The Psychology of Blunders: Why We Make Mistakes We Know Better Than

Mindset & Mental Game
By
Aaron Heienickle
Feb 16, 2026

You Saw the Move. And Played Something Else.

Every chess player knows this feeling. You're in a good position. Maybe even winning. You see the right move. And then, for reasons you can't fully explain, you play something different. Something terrible. Something that hands the game to your opponent.

It's not that you didn't know better. It's that something in your brain overrode what you knew.

Blunders Are Not Random

Research on chess cognition reveals that blunders follow predictable patterns. They're not distributed evenly throughout games. They cluster around specific situations:

After long periods of concentration. Your prefrontal cortex — the part of your brain doing the heavy lifting in chess — fatigues like a muscle. After 2-3 hours of intense focus, your error rate spikes dramatically. This isn't a chess-specific finding. It applies to surgeons, pilots, and anyone doing sustained cognitive work. Understanding this is key to staying focused for an entire game.

Right after your opponent surprises you. When your opponent plays a move you didn't expect, there's a brief psychological disruption. Your planned response is gone, and you need to recalculate. Many players rush this recalculation because the surprise creates anxiety, and anxiety creates urgency.

When you're ahead. This is the most counterintuitive one. Players blunder more often in winning positions than in equal ones. Why? Because being ahead creates a psychological shift. You start playing to "not lose" instead of playing to win. Your focus shifts from finding the best move to avoiding mistakes — and paradoxically, that defensive mindset makes mistakes more likely.

What Strong Players Do About It

Research on how strong players handle mistakes reveals a critical difference: they recover faster.
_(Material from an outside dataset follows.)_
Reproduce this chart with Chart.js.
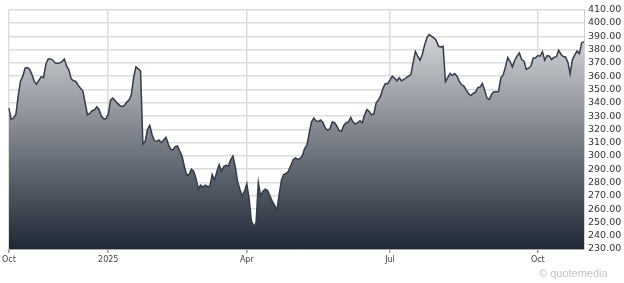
<!DOCTYPE html>
<html>
<head>
<meta charset="utf-8">
<script src="https://cdn.jsdelivr.net/npm/chart.js@4.4.1/dist/chart.umd.min.js"></script>
<style>
  body { margin: 0; background: #fff; }
  #wrap { position: relative; width: 624px; height: 283px; }
  #mark { position: absolute; left: 539px; top: 267px; font: 11px "Liberation Sans", Arial, sans-serif; color: #c2c2c2; }
</style>
</head>
<body>
<div id="wrap"><canvas id="chart"></canvas><div id="mark">© quotemedia</div></div>
<script>
// one close per trading day, starting 2024-10-30
const startDay = '2024-10-30';
const marketHolidays = ['2024-11-28', '2024-12-25', '2025-01-01', '2025-01-09', '2025-01-20',
  '2025-02-17', '2025-04-18', '2025-05-26', '2025-06-19', '2025-07-04', '2025-09-01'];

const closePrices = [
  336, 327.5, 328.5, 331, 345, 356, 360, 366, 366.5, 365,
  361, 356, 354, 357, 359.5, 359, 369, 373, 373, 372,
  370, 369.5, 370, 371, 373, 367.5, 364.5, 358, 356.5, 356,
  353, 351, 349, 340, 331, 332, 334, 334.5, 337, 335,
  330,
  328, 328, 331, 342, 343.5, 341.5, 339.5, 338, 337, 338,
  340.5, 342, 346, 359, 367, 365.5, 364, 309, 311, 320,
  323, 316, 311.5, 311, 312, 310, 312, 314, 309, 305,
  304.5, 307, 307.5, 303.5, 299.5, 292, 285.5, 286, 290, 288.5,
  283, 275.5, 278,
  276.5, 278, 277, 277, 286, 282, 288, 293.5, 288.5, 292,
  293, 292.5, 297, 300, 292, 281, 275, 270, 273.5, 279,
  268, 251, 247, 249.5, 280, 270, 273.5, 275, 274, 270,
  266, 263, 259, 271, 282, 286, 286.8, 288.5, 292.5, 297,
  298.5, 297.5, 298,
  300, 305.5, 308, 317, 325.5, 328.5, 326.3, 326, 327, 325,
  321, 319.3, 320.5, 325.5, 325, 322.5, 319, 318.5, 323, 325,
  325.5, 329, 325.5, 324, 325, 326.5, 325, 331, 335, 333.5,
  331, 331.5, 340, 342, 345.5, 351, 354.5, 354.3, 357, 360,
  358.5, 356.5, 358.8,
  356.5, 357.5, 358.8, 360, 361, 370, 378.5, 375, 372, 376.5,
  383.5, 389, 391.3, 390, 388.8, 387, 382.5, 382, 382.5, 356,
  359, 362, 360.5, 362, 360, 356.3, 353.5, 352.5, 349.5, 347,
  345.5, 347, 348, 351.3, 351.8, 354.5, 349.5, 343.5, 342.5, 346.5,
  348.3, 348.3, 348.5,
  358.8, 361, 367, 374, 371, 367, 372, 375, 377.5, 372.5,
  371.5, 365.3, 366, 367.5, 373.5, 373.8, 375.5, 375, 378.5, 372,
  375.5, 375, 372.5, 374.3, 374.5, 379.5, 376.5, 374.8, 374.5, 370.5,
  362, 372.5, 376, 379, 377, 385, 386
];

const tickDates = ['2024-10-30', '2025-01-02', '2025-04-01', '2025-07-01', '2025-10-01'];
const tickLabels = ['Oct', '2025', 'Apr', 'Jul', 'Oct'];

const yMin = 230;
const yMax = 410;
const yStep = 10;

function tradingDays(start, count) {
  const out = [];
  const d = new Date(start + 'T00:00:00Z');
  while (out.length < count) {
    const wd = d.getUTCDay();
    const s = d.toISOString().slice(0, 10);
    if (wd !== 0 && wd !== 6 && !marketHolidays.includes(s)) out.push(s);
    d.setUTCDate(d.getUTCDate() + 1);
  }
  return out;
}

const days = tradingDays(startDay, closePrices.length);
const tickIndex = tickDates.map(t => days.indexOf(t));
const tickText = {};
tickIndex.forEach((idx, i) => { tickText[idx] = tickLabels[i]; });

const ctx = document.getElementById('chart').getContext('2d');
new Chart(ctx, {
  type: 'line',
  data: {
    labels: days,
    datasets: [{
      data: closePrices,
      borderColor: '#323c4a',
      borderWidth: 1.5,
      pointRadius: 0,
      tension: 0,
      fill: 'start',
      backgroundColor: function(context) {
        const area = context.chart.chartArea;
        if (!area) return '#888';
        const g = context.chart.ctx.createLinearGradient(0, area.top, 0, area.bottom);
        g.addColorStop(0, '#e6e7e9');
        g.addColorStop(1, '#1f2836');
        return g;
      }
    }]
  },
  options: {
    responsive: true,
    maintainAspectRatio: false,
    animation: false,
    layout: { padding: { left: 7, top: 6, right: 0, bottom: 0 } },
    plugins: { legend: { display: false }, tooltip: { enabled: false } },
    scales: {
      x: {
        type: 'category',
        grid: { color: '#dcdcdc', lineWidth: 1.5, tickLength: 4, tickColor: '#999' },
        border: { color: '#aaa' },
        ticks: {
          autoSkip: false,
          maxRotation: 0,
          padding: 2,
          color: '#444',
          font: { family: 'DejaVu Sans', size: 8 },
          callback: (v) => tickText[v]
        },
        afterBuildTicks: (axis) => { axis.ticks = tickIndex.map(i => ({ value: i })); },
        afterFit: (s) => { s.height = 34; }
      },
      y: {
        position: 'right',
        min: yMin,
        max: yMax,
        grid: { color: '#dcdcdc', lineWidth: 1.5, drawTicks: false },
        border: { color: '#d0d0d0' },
        ticks: {
          stepSize: yStep,
          autoSkip: false,
          padding: 4,
          color: '#333',
          font: { family: 'DejaVu Sans', size: 9.5 },
          callback: (v) => v.toFixed(2)
        },
        afterFit: (s) => { s.width = 40; }
      }
    }
  }
});
</script>
</body>
</html>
Not because they're smarter, but because they've developed a specific mental skill — they can acknowledge a mistake, reassess the position objectively, and continue playing at their normal level.

Weaker players often spiral after a blunder. One mistake leads to frustration, which leads to rushing, which leads to another mistake. The blunder itself might cost half a pawn. The emotional spiral costs the game. This cascading effect is exactly what we explore in dealing with losing streaks.
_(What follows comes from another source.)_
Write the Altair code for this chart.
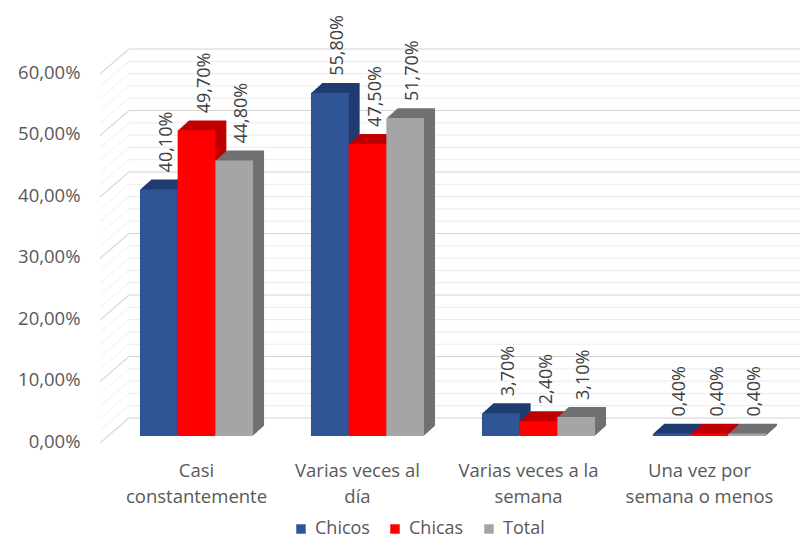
import altair as alt
import pandas as pd

# ---------------- data ----------------
categories = ["Casi constantemente", "Varias veces al día",
              "Varias veces a la semana", "Una vez por semana o menos"]
label_lines = [["Casi", "constantemente"], ["Varias veces al", "día"],
               ["Varias veces a la", "semana"], ["Una vez por", "semana o menos"]]
series = ["Chicos", "Chicas", "Total"]
chicos = [40.1, 55.8, 3.7, 0.4]
chicas = [49.7, 47.5, 2.4, 0.4]
total = [44.8, 51.7, 3.1, 0.4]
y_ticks = [0, 10, 20, 30, 40, 50, 60]
grid_values = list(range(0, 62, 2))

front_colors = ["#2F5597", "#FF0000", "#A5A5A5"]
side_colors = ["#1F3B70", "#C00000", "#707070"]

rows = []
for s, vals in zip(series, [chicos, chicas, total]):
    for c, v in zip(categories, vals):
        rows.append({"categoria": c, "serie": s, "valor": v})
df = pd.DataFrame(rows)
grid_df = pd.DataFrame({"v": grid_values})

FONT = "Open Sans"
TXT = "#595959"
W, H = 684, 369
BAR_W = 37.7
DEPTH = 11

x_scale = alt.Scale(domain=categories, paddingInner=0.34, paddingOuter=0.17)
y_scale = alt.Scale(domain=[0, 60], nice=False, zero=True)

lab_expr = ""
for c, lines in zip(categories, label_lines):
    lab_expr += "datum.value == '%s' ? [%s] : " % (c, ", ".join("'%s'" % l for l in lines))
lab_expr += "datum.value"

pct_expr = "replace(format(datum.value, '.2f'), '.', ',') + '%'"

x_axis = alt.Axis(title=None, domain=False, ticks=False, grid=False, labelAngle=0,
                  labelExpr=lab_expr, labelFont=FONT, labelFontSize=18.5, labelColor=TXT,
                  labelPadding=25, labelLineHeight=26,
                  labelOffset={"condition": {"test": "datum.value == '%s'" % categories[0],
                                             "value": 0}, "value": -10})
y_axis = alt.Axis(title=None, domain=False, ticks=False, grid=False, values=y_ticks,
                  labelExpr=pct_expr, labelFont=FONT, labelFontSize=18.5, labelColor=TXT,
                  labelPadding=31, labelOffset=5)

X = alt.X("categoria:N", scale=x_scale)
Y = alt.Y("valor:Q", scale=y_scale)

layers = []

# axes carrier (invisible bars)
layers.append(alt.Chart(df).mark_bar(opacity=0).encode(
    x=alt.X("categoria:N", scale=x_scale, axis=x_axis),
    y=alt.Y("valor:Q", scale=y_scale, axis=y_axis)))

# back wall gridlines
grid_base = alt.Chart(grid_df)
GY = alt.Y("v:Q", scale=y_scale)
layers.append(grid_base.transform_filter("datum.v % 10 != 0").mark_rule(
    yOffset=-18, color="#EBEBEB", strokeWidth=1).encode(
    y=GY, x=alt.value(18), x2=alt.value(W + 10)))
layers.append(grid_base.transform_filter("datum.v % 10 == 0").mark_rule(
    yOffset=-18, color="#D4D4D4", strokeWidth=1.2).encode(
    y=GY, x=alt.value(18), x2=alt.value(W + 10)))
# side wall diagonals
layers.append(grid_base.transform_filter("datum.v % 10 != 0").mark_rule(
    yOffset=7, y2Offset=-18, color="#F0F0F0", strokeWidth=1).encode(
    y=GY, y2="v:Q", x=alt.value(-11), x2=alt.value(18)))
layers.append(grid_base.transform_filter("datum.v % 10 == 0").mark_rule(
    yOffset=7, y2Offset=-18, color="#DADADA", strokeWidth=1.2).encode(
    y=GY, y2="v:Q", x=alt.value(-11), x2=alt.value(18)))

legend = alt.Legend(title=None, orient="none", legendX=181, legendY=453,
                    direction="horizontal", symbolType="square", symbolSize=90,
                    symbolStrokeWidth=0, labelFont=FONT, labelFontSize=18,
                    labelColor=TXT, columnPadding=16, labelOffset=5)

for j, s in enumerate(series):
    base = (j - 1) * BAR_W
    sub = alt.Chart(df).transform_filter(alt.datum.serie == s)
    for i in range(1, DEPTH + 1):
        d = i * 0.9
        layers.append(sub.mark_bar(width=BAR_W, xOffset=base + i, yOffset=-d, y2Offset=-d,
                                   color=side_colors[j]).encode(x=X, y=Y))
    layers.append(sub.mark_bar(width=BAR_W, xOffset=base).encode(
        x=X, y=Y,
        color=alt.Color("serie:N", scale=alt.Scale(domain=series, range=front_colors),
                        legend=legend)))

for j, s in enumerate(series):
    base = (j - 1) * BAR_W
    layers.append(alt.Chart(df).transform_filter(alt.datum.serie == s).transform_calculate(
        lab="replace(format(datum.valor, '.2f'), '.', ',') + '%'").mark_text(
        angle=270, align="left", baseline="middle", dx=17, xOffset=base + 8,
        font=FONT, fontSize=18, color="#404040").encode(
        x=X, y=Y, text="lab:N"))

chart = alt.layer(*layers).properties(
    width=W, height=H,
    autosize=alt.AutoSizeParams(type="none"),
    padding={"left": 103, "top": 59, "right": 5, "bottom": 104},
    background="white",
).configure_view(stroke=None)

chart.save("out.html", embed_options={"renderer": "svg", "actions": False})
Magnus Carlsen's dominance illustrates this perfectly. His opponents often collapse after making a single error against him — not because the position is lost, but because the psychological pressure of having made a mistake against the world champion triggers a cascade of further errors.

Three Ways to Blunder Less

1. Build in a "blunder check" before every move. Before you move, ask one question: "Can my opponent capture anything after this move?" This three-second habit catches an enormous percentage of tactical blunders. It's so simple it feels silly, and it works.

2. When your opponent surprises you, take extra time. Train yourself to slow down, not speed up, when surprised. Take a sip of water. Take three deep breaths. Look at the entire board, not just the area where the surprise happened. This is the kind of decision-making under pressure that improves with practice.

3. Treat being ahead as a reason for more care, not less. When you're winning, that's when your opponent is most dangerous — because they have nothing to lose. Winning positions require more focus, not less.

The Life Lesson

Blunders in chess mirror mistakes in life. We make our worst decisions when we're tired, surprised, or overconfident. Recognizing these triggers — and building habits to counteract them — is one of the most valuable skills chess teaches. It's the same deliberate practice mindset applied to emotional regulation.